Well I just stumbled across this piece of info on someone trying to pip audio from Rhasspy out to an ‘external’ mopidy/snapcast server

pipeline: gst-launch-1.0 -v fdsrc ! wavparse ! audioresample ! audioconvert ! audio/x-raw,rate=48000,channels=2,format=S16LE ! wavenc ! tcpclientsink host=192.168.IP.SERVER port=3333
(Stream audio to Snapcast server - Development - Rhasspy Voice Assistant)

Looks like I might have something to play with tonight.

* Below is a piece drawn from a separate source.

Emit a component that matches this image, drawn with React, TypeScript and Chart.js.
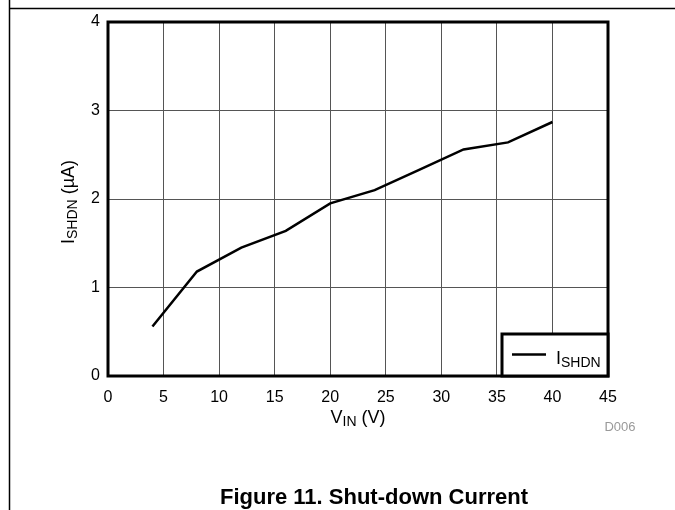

Well good luck, and definitely report back here please. Linux often amazes me with it’s versatilty, but you’re getting well out of my comfort zone on the detail.:slight_smile:

yes, looks like it :wink:
An x86 boot device is not limited to a usb stick, with the Volumio 3 beta you can boot off any device from your hardware bios boot options, be it HDD/SSD/eMMC/NVME/USB or microSD.
The problem is that we do not promote running in a VM, not because it does not work (using Virtual Box for Volumio x86 development myself sometimes), but there is not enough expertise here to support VMs in general.

Well I sorted out my issue with the RPi Zero W. It has enough power to run Volumio and Snapserver.
The samplerates in sanapserver.conf and mpd.conf were different.

Snapserver.conf was set to 48000:16:2
Mpd.conf was set to 44100:16:2

I don’t know if I changed one at some point or not but as soon as I set snapserver.conf to 44100:16:2 the snaps and cracks vanished. There is the occasional click, or more likely a millisecond(s) blank in the audio stream which ends up sounding like a click.

I’ve seen some recomendations for RPi 0 to have this set to 44800:16:*
I’m not sure if that is just for playback with a Respeaker 2 Hat.

Well not completely, I don’t think Volumio 2 will install on a HDD but it is good to know 3 will.
I don’t know if VM’s need to be ‘officially’ supported, in most cases if it boots from an ISO and has an installer it ‘should’ just work in a VM.
I couldn’t get the Volumio x86.img working but it’s that it got corrupted in the initial download, the unzipping, or the upload to the ESXi Datastore.

In any case, I ended up getting Volumio and Snapserver running on my RPi 0 lastnight. I’m going to test it out with some Android clients today to see how it handles multiple connections.

it does, never had an issue with it, sometimes the copy to disk feature throws an error at the end, but it is mostly cosmetic, the system will boot from the installed HDD/SSD anyway. And with some linux cmd skills, dd-ing the image to the hdd from a running usb stick is easy. There are more ways to do this. With Volumio 3, the copy-to-disk has been re-written and works very fast and without issues, to any attached disk.